Einmal in Freiheit schlägt sich die aus Nordkorea stammende Ausbrecherin in die verwunschene Südstaatenmetropole New Orleans durch, wo sie zunächst dem flippigen Fuzz (herrlich schräg: Ed Skrein) begegnet. Nur wenig später macht sie die Bekanntschaft der sich gerade so über Wasser haltenden Stripperin Bonnie (in ungewohnter Rolle: Kate Hudson), die in Mona Lisas übernatürlichen Fähigkeiten eine Chance sieht, rasch Geld zu machen und ihrem einfachen Leben zu entkommen. Während sie die Entflohene ausnutzt, baut diese ein vertrauensvolles Verhältnis zu Bonnies vernachlässigtem Sohn Charlie (Evan Whitten) auf. Parallel sucht ein Polizist (Craig Robinson) fieberhaft nach Mona Lisa, die ihn auf ihrer Flucht verletzt hat.

Wer Amirpours Erstling kennt, wird sich nicht groß wundern, dass der Plot von „Mona Lisa and the Blood Moon“ nicht allzu viel hergibt. Einmal mehr kommt es der Regisseurin vor allem darauf an, das Publikum in einen Stimmungszustand zu versetzen. Eine mystische Aura umweht den Film schon wegen des gelegentlich eingefangenen Blutmondes, der anfangs auch an eine Werwolf-Geschichte denken lässt. Hypnotische Qualitäten entwickelt Mona Lisas Reise spätestens mit dem Eintauchen in das Nachtleben von New Orleans, das in verführerischen Neonfarben erstrahlt. Pulsierende Technobeats verleihen vielen Szenen eine rauschhafte Note und laden manche Passagen – etwa im Finale – mit Spannung auf.

Statt die Handlung, wie es in Hollywood-Filmen üblich ist, konsequent voranzutreiben, eine Wendung auf die nächste folgen zu lassen, entschleunigt Amirpour das Geschehen, nimmt sich Zeit für Seitenblicke, kuriose Details.

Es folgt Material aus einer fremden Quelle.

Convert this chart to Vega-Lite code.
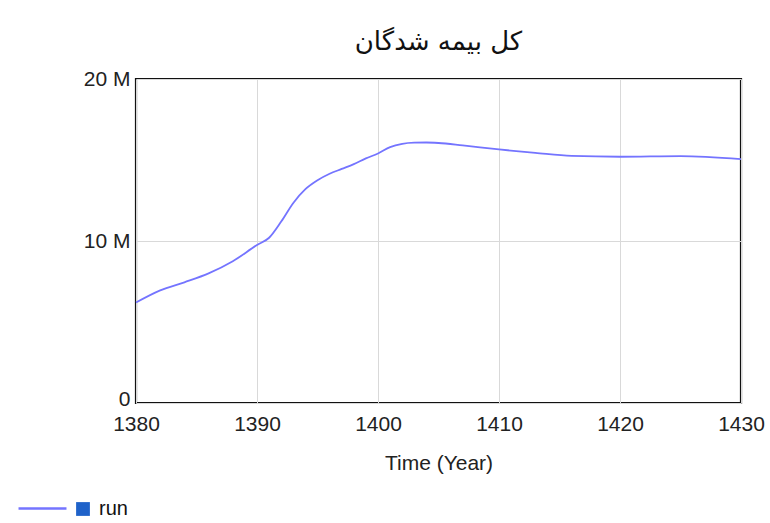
{
  "$schema": "https://vega.github.io/schema/vega-lite/v6.json",
  "width": 605,
  "height": 324,
  "autosize": {"type": "none"},
  "padding": {"left": 136, "top": 79, "right": 29, "bottom": 120},
  "background": "white",
  "title": {
    "text": "کل بیمه شدگان",
    "font": "DejaVu Sans",
    "fontSize": 26,
    "fontWeight": "normal",
    "color": "#111",
    "anchor": "middle",
    "offset": 13
  },
  "data": {
    "values": [
      {"year": 1380, "value": 6.2, "series": "run"},
      {"year": 1382, "value": 6.95, "series": "run"},
      {"year": 1384, "value": 7.45, "series": "run"},
      {"year": 1386, "value": 8.0, "series": "run"},
      {"year": 1388, "value": 8.75, "series": "run"},
      {"year": 1390, "value": 9.75, "series": "run"},
      {"year": 1391, "value": 10.2, "series": "run"},
      {"year": 1392, "value": 11.2, "series": "run"},
      {"year": 1393, "value": 12.35, "series": "run"},
      {"year": 1394, "value": 13.2, "series": "run"},
      {"year": 1395, "value": 13.75, "series": "run"},
      {"year": 1396, "value": 14.15, "series": "run"},
      {"year": 1397, "value": 14.45, "series": "run"},
      {"year": 1398, "value": 14.75, "series": "run"},
      {"year": 1399, "value": 15.1, "series": "run"},
      {"year": 1400, "value": 15.4, "series": "run"},
      {"year": 1401, "value": 15.8, "series": "run"},
      {"year": 1402, "value": 16.0, "series": "run"},
      {"year": 1403, "value": 16.07, "series": "run"},
      {"year": 1404, "value": 16.08, "series": "run"},
      {"year": 1405, "value": 16.05, "series": "run"},
      {"year": 1407, "value": 15.9, "series": "run"},
      {"year": 1410, "value": 15.65, "series": "run"},
      {"year": 1413, "value": 15.44, "series": "run"},
      {"year": 1416, "value": 15.25, "series": "run"},
      {"year": 1420, "value": 15.2, "series": "run"},
      {"year": 1425, "value": 15.24, "series": "run"},
      {"year": 1430, "value": 15.05, "series": "run"}
    ]
  },
  "encoding": {
    "x": {
      "field": "year",
      "type": "quantitative",
      "scale": {"domain": [1380, 1430], "nice": false, "zero": false},
      "axis": {
        "title": "Time (Year)",
        "values": [1380, 1390, 1400, 1410, 1420, 1430],
        "format": "d",
        "labelPadding": 10,
        "titlePadding": 18,
        "labelFlush": false
      }
    },
    "y": {
      "field": "value",
      "type": "quantitative",
      "scale": {"domain": [0, 20], "nice": false},
      "axis": {
        "title": null,
        "values": [0, 10, 20],
        "labelExpr": "datum.value == 0 ? '0' : datum.value + ' M'",
        "labelOffset": {"condition": {"test": "datum.value == 0", "value": -4}, "value": 0},
        "labelPadding": 6
      }
    }
  },
  "layer": [
    {
      "mark": {"type": "line", "interpolate": "monotone", "strokeWidth": 1.8},
      "encoding": {
        "color": {
          "field": "series",
          "type": "nominal",
          "scale": {"range": ["#7474ff"]},
          "legend": {
            "orient": "none",
            "legendX": -119,
            "legendY": 404,
            "title": null,
            "symbolType": "stroke",
            "symbolSize": 2300,
            "symbolStrokeWidth": 2.5,
            "symbolStrokeColor": "#5050f5",
            "labelExpr": "''",
            "padding": 0
          }
        }
      }
    },
    {
      "mark": {"type": "point", "filled": true, "opacity": 0},
      "encoding": {
        "fill": {
          "field": "series",
          "type": "nominal",
          "scale": {"range": ["#1f62c9"]},
          "legend": {
            "orient": "none",
            "legendX": -63,
            "legendY": 420,
            "title": null,
            "symbolType": "square",
            "symbolSize": 190,
            "symbolOpacity": 1,
            "symbolStrokeWidth": 0,
            "labelFontSize": 20,
            "labelFont": "Liberation Sans",
            "labelColor": "#111",
            "labelOffset": 6,
            "padding": 0
          }
        }
      }
    }
  ],
  "config": {
    "view": {"stroke": "#111", "strokeWidth": 2.2},
    "axis": {
      "domain": false,
      "ticks": false,
      "grid": true,
      "gridColor": "#d9d9d9",
      "gridWidth": 1,
      "labelFont": "Liberation Sans",
      "labelFontSize": 21,
      "labelColor": "#222",
      "titleFont": "Liberation Sans",
      "titleFontSize": 21,
      "titleFontWeight": "normal",
      "titleColor": "#222"
    }
  }
}
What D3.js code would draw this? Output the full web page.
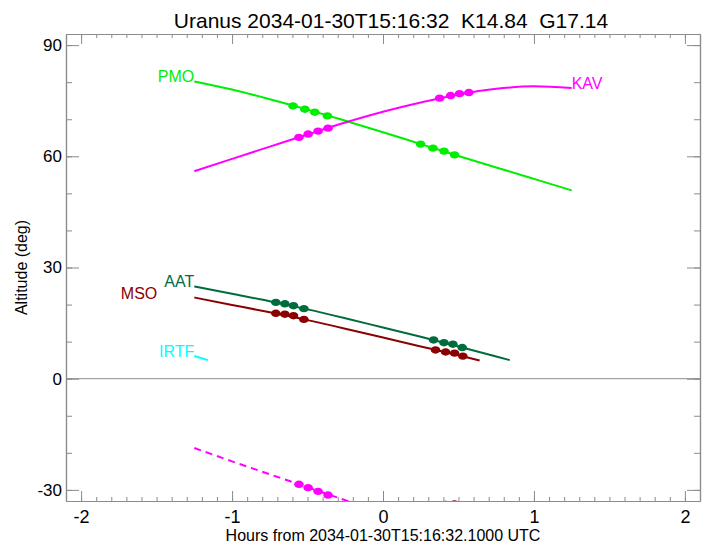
<!DOCTYPE html>
<html><head><meta charset="utf-8">
<script src="https://cdn.jsdelivr.net/npm/d3@7"></script>
<style>
html,body{margin:0;padding:0;background:#fff;}
text{font-family:"Liberation Sans",Arial,Helvetica,sans-serif;}
</style></head>
<body>
<svg id="chart" width="708" height="544"></svg>
<script>
// ---------- data ----------
const titleText = "Uranus 2034-01-30T15:16:32  K14.84  G17.14";
const xLabel = "Hours from 2034-01-30T15:16:32.1000 UTC";
const yLabel = "Altitude (deg)";
const xTicks = [-2, -1, 0, 1, 2];
const yTicks = [-30, 0, 30, 60, 90];

const pmoHours = [-1.25,-1.0,-0.75,-0.5,-0.25,0,0.25,0.5,0.75,1.0,1.25];
const pmoAlt   = [80.2,78.0,75.4,72.6,69.6,66.5,63.3,60.1,57.0,53.9,50.8];
const pmoDotHours = [-0.596,-0.518,-0.452,-0.368,0.249,0.331,0.404,0.474];
const pmoDotAlt   = [73.6,72.7,71.9,70.9,63.3,62.2,61.4,60.4];

const kavHours = [-1.25,-1.0,-0.75,-0.5,-0.25,0,0.25,0.5,0.75,1.0,1.25];
const kavAlt   = [56.0,59.3,62.6,65.9,69.1,72.0,74.5,76.7,78.2,78.9,78.4];
const kavDotHours = [-0.557,-0.496,-0.43,-0.364,0.375,0.448,0.507,0.569];
const kavDotAlt   = [65.1,66.0,66.8,67.6,75.7,76.4,76.9,77.2];

const aatHours = [-1.25,-1.0,-0.75,-0.5,-0.25,0,0.25,0.5,0.75,0.84];
const aatAlt   = [24.9,22.9,20.9,18.7,16.3,13.8,11.3,8.7,6.0,5.0];
const aatDotHours = [-0.71,-0.65,-0.593,-0.524,0.335,0.404,0.463,0.525];
const aatDotAlt   = [20.6,20.2,19.7,18.9,10.45,9.7,9.3,8.4];

const msoHours = [-1.25,-1.0,-0.75,-0.5,-0.25,0,0.25,0.5,0.64];
const msoAlt   = [21.9,19.9,17.9,15.8,13.5,11.1,8.7,6.3,4.9];
const msoDotHours = [-0.71,-0.65,-0.593,-0.524,0.348,0.415,0.474,0.529];
const msoDotAlt   = [17.65,17.4,17.0,16.0,7.75,7.2,6.9,6.1];

const irtfHours = [-1.25,-1.16];
const irtfAlt   = [6.1,5.0];

const kavLowHours = [-1.25,-1.0,-0.75,-0.5,-0.25,0];
const kavLowAlt   = [-18.7,-22.3,-25.8,-29.3,-32.8,-36.3];
const kavLowDotHours = [-0.557,-0.496,-0.43,-0.364];
const kavLowDotAlt   = [-28.5,-29.4,-30.4,-31.4];

const msoLowHours = [0.25,0.45,0.64];
const msoLowAlt   = [-34.6,-33.9,-33.2];
const msoLowDotHours = [0.348,0.415,0.474,0.529];
const msoLowDotAlt   = [-34.0,-33.9,-33.8,-34.0];

// ---------- layout ----------
const svg = d3.select("#chart");
const L = 66, R = 700, T = 34, B = 501;
const x = d3.scaleLinear().domain([-2.1, 2.1]).range([L, R]);
const y = d3.scaleLinear().domain([-33, 93]).range([B, T]);
const axisColor = "#8c8c8c";
const fmt = d => String(d); // plain hyphen minus like the reference

svg.append("defs").append("clipPath").attr("id","clip")
  .append("rect").attr("x",L).attr("y",T).attr("width",R-L).attr("height",B-T);

// zero line
svg.append("line").attr("x1",L).attr("x2",R).attr("y1",y(0)).attr("y2",y(0))
  .attr("stroke",axisColor).attr("stroke-width",1);

// axes
const minorX = d3.range(-21, 22).map(d => d/10);
const minorY = d3.range(-30, 91, 10);
function styleAxis(g){
  g.select(".domain").attr("stroke",axisColor).attr("stroke-width",1.2);
  g.selectAll(".tick line").attr("stroke",axisColor);
  g.selectAll(".tick text").attr("fill","#000").style("font-family",'"Liberation Sans",Arial,sans-serif');
}
const gxB = svg.append("g").attr("transform",`translate(0,${B})`)
  .call(d3.axisBottom(x).tickValues(minorX).tickSize(-4).tickFormat("").tickSizeOuter(0));
styleAxis(gxB);
const gxB2 = svg.append("g").attr("transform",`translate(0,${B})`)
  .call(d3.axisBottom(x).tickValues(xTicks).tickSize(-10).tickPadding(9).tickFormat(fmt).tickSizeOuter(0));
styleAxis(gxB2); gxB2.selectAll(".tick text").style("font-size","18px");
const gxT = svg.append("g").attr("transform",`translate(0,${T})`)
  .call(d3.axisTop(x).tickValues(minorX).tickSize(-4).tickFormat("").tickSizeOuter(0));
styleAxis(gxT);
const gxT2 = svg.append("g").attr("transform",`translate(0,${T})`)
  .call(d3.axisTop(x).tickValues(xTicks).tickSize(-10).tickFormat("").tickSizeOuter(0));
styleAxis(gxT2);

const gyL = svg.append("g").attr("transform",`translate(${L},0)`)
  .call(d3.axisLeft(y).tickValues(minorY).tickSize(-6).tickFormat("").tickSizeOuter(0));
styleAxis(gyL);
const gyL2 = svg.append("g").attr("transform",`translate(${L},0)`)
  .call(d3.axisLeft(y).tickValues(yTicks).tickSize(-13).tickPadding(4).tickFormat(fmt).tickSizeOuter(0));
styleAxis(gyL2); gyL2.selectAll(".tick text").style("font-size","17px").attr("x",-4);
const gyR = svg.append("g").attr("transform",`translate(${R},0)`)
  .call(d3.axisRight(y).tickValues(minorY).tickSize(-6).tickFormat("").tickSizeOuter(0));
styleAxis(gyR);
const gyR2 = svg.append("g").attr("transform",`translate(${R},0)`)
  .call(d3.axisRight(y).tickValues(yTicks).tickSize(-13).tickFormat("").tickSizeOuter(0));
styleAxis(gyR2);

// titles
svg.append("text").attr("x",391).attr("y",28).attr("text-anchor","middle")
  .attr("xml:space","preserve").style("white-space","pre")
  .style("font-size","21px").text(titleText);
svg.append("text").attr("x",383).attr("y",541).attr("text-anchor","middle")
  .style("font-size","16px").text(xLabel);
svg.append("text").attr("transform",`translate(27,${y(30)}) rotate(-90)`).attr("text-anchor","middle")
  .style("font-size","16px").text(yLabel);

// series
const plot = svg.append("g").attr("clip-path","url(#clip)");
const line = d3.line().x(d=>x(d[0])).y(d=>y(d[1])).curve(d3.curveMonotoneX);
const series = [
  {name:"PMO", color:"#00ee00", h:pmoHours, a:pmoAlt, dh:pmoDotHours, da:pmoDotAlt, lab:"start", dx:0},
  {name:"KAV", color:"#ff00ff", h:kavHours, a:kavAlt, dh:kavDotHours, da:kavDotAlt, lab:"end", dx:0},
  {name:"AAT", color:"#006b3c", h:aatHours, a:aatAlt, dh:aatDotHours, da:aatDotAlt, lab:"start", dx:0},
  {name:"MSO", color:"#8b0000", h:msoHours, a:msoAlt, dh:msoDotHours, da:msoDotAlt, lab:"start", dx:-37},
  {name:"IRTF", color:"#00ffff", h:irtfHours, a:irtfAlt, dh:[], da:[], lab:"start", dx:0},
  {name:"", color:"#ff00ff", h:kavLowHours, a:kavLowAlt, dh:kavLowDotHours, da:kavLowDotAlt, dash:"7,5"},
  {name:"", color:"#8b0000", h:msoLowHours, a:msoLowAlt, dh:msoLowDotHours, da:msoLowDotAlt, dash:"7,5"}
];
series.forEach(s=>{
  const pts = s.h.map((h,i)=>[h, s.a[i]]);
  plot.append("path").datum(pts).attr("d",line).attr("fill","none")
    .attr("stroke",s.color).attr("stroke-width",2)
    .attr("stroke-dasharray", s.dash || null);
  plot.selectAll(null).data(s.dh.map((h,i)=>[h, s.da[i]])).enter()
    .append("ellipse").attr("cx",d=>x(d[0])).attr("cy",d=>y(d[1]))
    .attr("rx",4.8).attr("ry",3.7).attr("fill",s.color);
  if (s.name){
    const p = s.lab === "end" ? pts[pts.length-1] : pts[0];
    svg.append("text").attr("x",x(p[0]) + s.dx).attr("y",y(p[1]) + 1)
      .attr("text-anchor", s.lab === "end" ? "start" : "end")
      .attr("fill",s.color).style("font-size","16px").text(s.name);
  }
});
</script>
</body></html>
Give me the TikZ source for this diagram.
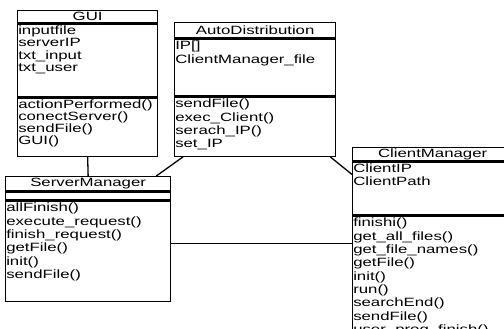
\documentclass[tikz,border=0pt]{standalone}
\usepackage{fontspec}
\newfontfamily\umlfont[FakeStretch=1.4]{Liberation Sans}
\begin{document}
\begin{tikzpicture}[x=1pt, y=-1pt, line width=1.3pt,
    head/.style={draw, rectangle, anchor=north west, inner sep=0pt, font=\umlfont\fontsize{12}{12}\selectfont},
    part/.style={draw, rectangle, anchor=north west, inner sep=0pt},
    members/.style={anchor=north west, align=left, inner xsep=0.6pt, inner ysep=2pt, font=\umlfont\fontsize{12}{#1}\selectfont}]
    \useasboundingbox (0,0) rectangle (504,329);

    % GUI
    \node[head, minimum width=140pt, minimum height=12pt] (gui) at (17,10) {GUI};
    \node[part, minimum width=140pt, minimum height=73pt] (gui-a) at (gui.south west) {};
    \node[part, minimum width=140pt, minimum height=58pt] (gui-m) at (gui-a.south west) {};
    \node[members=12.2pt] at (gui-a.north west) {inputfile\\serverIP\\txt\_input\\txt\_user};
    \node[members=12pt] at (gui-m.north west) {actionPerformed()\\conectServer()\\sendFile()\\GUI()};

    % AutoDistribution
    \node[head, minimum width=161pt, minimum height=15pt] (auto) at (174,22) {AutoDistribution};
    \node[part, minimum width=161pt, minimum height=57pt] (auto-a) at (auto.south west) {};
    \node[part, minimum width=161pt, minimum height=59pt] (auto-m) at (auto-a.south west) {};
    \node[members=14pt] at (auto-a.north west) {IP[]\\ClientManager\_file};
    \node[members=13.3pt] at (auto-m.north west) {sendFile()\\exec\_Client()\\serach\_IP()\\set\_IP};

    % ServerManager
    \node[head, minimum width=165pt, minimum height=14pt] (srv) at (5,176) {ServerManager};
    \node[part, minimum width=165pt, minimum height=8pt] (srv-a) at (srv.south west) {};
    \node[part, minimum width=165pt, minimum height=100pt] (srv-m) at (srv-a.south west) {};
    \node[members=13.3pt] at (srv-m.north west) {allFinish()\\execute\_request()\\finish\_request()\\getFile()\\init()\\sendFile()};

    % ClientManager
    \node[head, minimum width=160pt, minimum height=13pt] (cli) at (352,147) {ClientManager};
    \node[part, minimum width=160pt, minimum height=53pt] (cli-a) at (cli.south west) {};
    \node[part, minimum width=160pt, minimum height=140pt] (cli-m) at (cli-a.south west) {};
    \node[members=13.3pt] at (cli-a.north west) {ClientIP\\ClientPath};
    \node[members=13.3pt] at (cli-m.north west) {finishi()\\get\_all\_files()\\get\_file\_names()\\getFile()\\init()\\run()\\searchEnd()\\sendFile()\\user\_prog\_finish()};

    % associations
    \draw (gui-m.south) -- (srv.north);
    \draw ([xshift=9pt]auto-m.south west) -- ([xshift=-15pt]srv.north east);
    \draw ([xshift=-6pt]auto-m.south east) -- ([yshift=14pt]cli-a.west);
    \draw ([yshift=8pt]srv-m.east) -- ([yshift=8pt]srv-m.east -| cli-m.west);
\end{tikzpicture}
\end{document}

Eine nicht gerade kleine Rolle spielt in „Mona Lisa and the Blood Moon“ beispielsweise das Essen. Ständig wird etwas gemampft, wobei es die Ausbrecherin besonders auf Käsechips abgesehen hat.

Eindruck hinterlässt auch über den Ausbruch zu Beginn hinaus die Arbeit von Bildgestalter Pawel Pogorzelski, der Mona Lisas telekinetische Gabe optisch kraftvoll transportiert. Immer dann, wenn sie sich auf eine Person fokussiert, um dieser ihren Willen aufzuzwingen, geschieht dies in einer Kombination aus Zoom und Kamerafahrt, wie sie Alfred Hitchcock benutzte, um in „Vertigo – Aus dem Reich der Toten“ die Schwindelanfälle des unter Höhenangst leidenden Protagonisten greifbar zu machen.

Thematisch packt die Regisseurin ihren Genremix hier und da ein bisschen zu voll. Dass toxische Männlichkeit in einer Selbstermächtigungsgeschichte ihren Platz bekommt, ist durchaus passend. Amirpour geht hier manchmal aber ein wenig plump zu Werke. Überexplizit wird es bei einer Begebenheit gegen Ende, die strukturellen Rassismus geißelt. Obwohl der Punkt, auf den die Filmemacherin abzielt, klar ist, unterstreicht sie ihn im Dialog noch einmal auf plakative Weise. Bedauerlicher als diese kleinen Mängel ist die insgesamt etwas skizzenhaft bleibende Charakterzeichnung. Mit Mona Lisa, die in der Psychiatrie gelitten hat, daher nach der Flucht ihre Freiheit rigoros verteidigt und in der Welt da draußen vieles überhaupt erst entdecken muss, hat der Film eine interessante Heldin. Bis zum Abspann kriegt man sie jedoch nie richtig zu fassen. Etwas konkreter hätte Amirpour schon werden können, zumal ihre eigenen Erfahrungen als in England geborene, dort und in den USA aufgewachsene Tochter iranischer Eltern Einfluss auf Mona Lisas Empfinden als Außenseiterin gehabt haben dürften. Sehenswert – das sollte man an dieser Stelle festhalten – ist „Mona Lisa and the Blood“ trotzdem, allein der kunstvoll erzeugten Atmosphäre wegen.